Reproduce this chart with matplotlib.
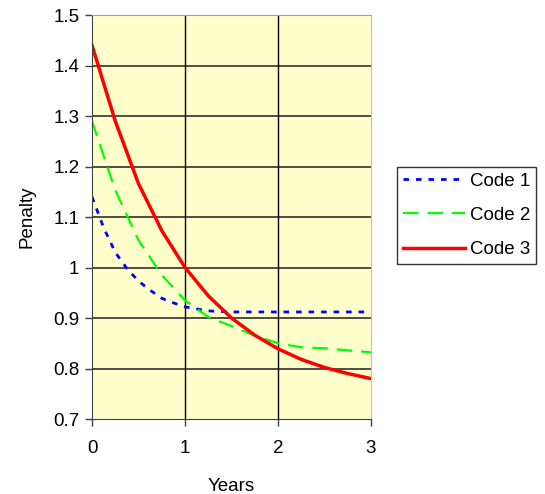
import numpy as np
import matplotlib
matplotlib.use("Agg")
import matplotlib.pyplot as plt

plt.rcParams['font.family'] = ['Liberation Sans', 'DejaVu Sans']

# values
years_1 = [0, 0.125, 0.25, 0.375, 0.5, 0.625, 0.75, 0.875, 1.0, 1.25, 1.5, 1.75, 2.0, 2.25, 2.5, 2.75, 3.0]
code_1 = [1.14, 1.079, 1.03, 0.998, 0.973, 0.955, 0.939, 0.93, 0.922, 0.914, 0.912, 0.912, 0.912, 0.912, 0.912, 0.912, 0.912]

years_2 = [0, 0.25, 0.5, 0.75, 1.0, 1.25, 1.5, 1.75, 2.0, 2.25, 2.5, 2.75, 3.0]
code_2 = [1.29, 1.153, 1.054, 0.985, 0.935, 0.902, 0.884, 0.865, 0.85, 0.842, 0.840, 0.836, 0.832]

years_3 = [0, 0.25, 0.5, 0.75, 1.0, 1.25, 1.5, 1.75, 2.0, 2.25, 2.5, 2.75, 3.0]
code_3 = [1.44, 1.29, 1.166, 1.073, 1.0, 0.944, 0.9, 0.866, 0.839, 0.818, 0.802, 0.79, 0.78]

labels = ['Code 1', 'Code 2', 'Code 3']
yticks = [0.7, 0.8, 0.9, 1.0, 1.1, 1.2, 1.3, 1.4, 1.5]
ytick_labels = ['0.7', '0.8', '0.9', '1', '1.1', '1.2', '1.3', '1.4', '1.5']
xticks = [0, 1, 2, 3]

fig = plt.figure(figsize=(5.45, 4.94), dpi=100)
ax = fig.add_axes([92/545, 1-419/494, (371-92)/545, (419-15)/494])
ax.set_facecolor('#FFFFCC')

ax.plot(years_1, code_1, color='#0000FF', lw=2, ls=(0, (2, 2.5)), label=labels[0])
ax.plot(years_2, code_2, color='#00FF00', lw=1.6, ls=(0, (7, 4)), label=labels[1])
ax.plot(years_3, code_3, color='#FF0000', lw=2.5, label=labels[2])

ax.set_xlim(0, 3)
ax.set_ylim(0.7, 1.5)
ax.set_xticks(xticks)
ax.set_xticklabels([str(x) for x in xticks])
ax.set_yticks(yticks)
ax.set_yticklabels(ytick_labels)

# grid
for y in yticks[1:]:
    ax.axhline(y, color='#303030', lw=1.2, zorder=1)
for x in xticks[1:-1]:
    ax.axvline(x, color='black', lw=1, zorder=1)

ax.spines['left'].set_color('#404040')
ax.spines['bottom'].set_color('#404040')
ax.spines['top'].set_color('#a0a0a0')
ax.spines['right'].set_color('#c0c0c0')
ax.tick_params(direction='out', length=5, width=1, color='#404040', labelsize=13.5, pad=4)
ax.tick_params(axis='x', pad=10)

ax.set_xlabel('Years', fontsize=13.5, labelpad=15)
ax.set_ylabel('Penalty', fontsize=13.5, labelpad=13)

leg = ax.legend(loc='lower left', bbox_to_anchor=(397/545, 1-264/494), bbox_transform=fig.transFigure,
                fontsize=13.5, frameon=True, fancybox=False, shadow=False,
                handlelength=3.3, handletextpad=0.3, labelspacing=0.92, borderpad=0.3,
                borderaxespad=0)
leg.get_frame().set_edgecolor('black')
leg.get_frame().set_linewidth(1)

fig.savefig('out.png', dpi=100)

:::::

» Exercise objective
Restate the material word for word from its first line through the line containing "0.840, 0.836, 0.832]", both included; the pictures do not belong in it.

» Reply
Reproduce this chart with matplotlib.
import numpy as np
import matplotlib
matplotlib.use("Agg")
import matplotlib.pyplot as plt

plt.rcParams['font.family'] = ['Liberation Sans', 'DejaVu Sans']

# values
years_1 = [0, 0.125, 0.25, 0.375, 0.5, 0.625, 0.75, 0.875, 1.0, 1.25, 1.5, 1.75, 2.0, 2.25, 2.5, 2.75, 3.0]
code_1 = [1.14, 1.079, 1.03, 0.998, 0.973, 0.955, 0.939, 0.93, 0.922, 0.914, 0.912, 0.912, 0.912, 0.912, 0.912, 0.912, 0.912]

years_2 = [0, 0.25, 0.5, 0.75, 1.0, 1.25, 1.5, 1.75, 2.0, 2.25, 2.5, 2.75, 3.0]
code_2 = [1.29, 1.153, 1.054, 0.985, 0.935, 0.902, 0.884, 0.865, 0.85, 0.842, 0.840, 0.836, 0.832]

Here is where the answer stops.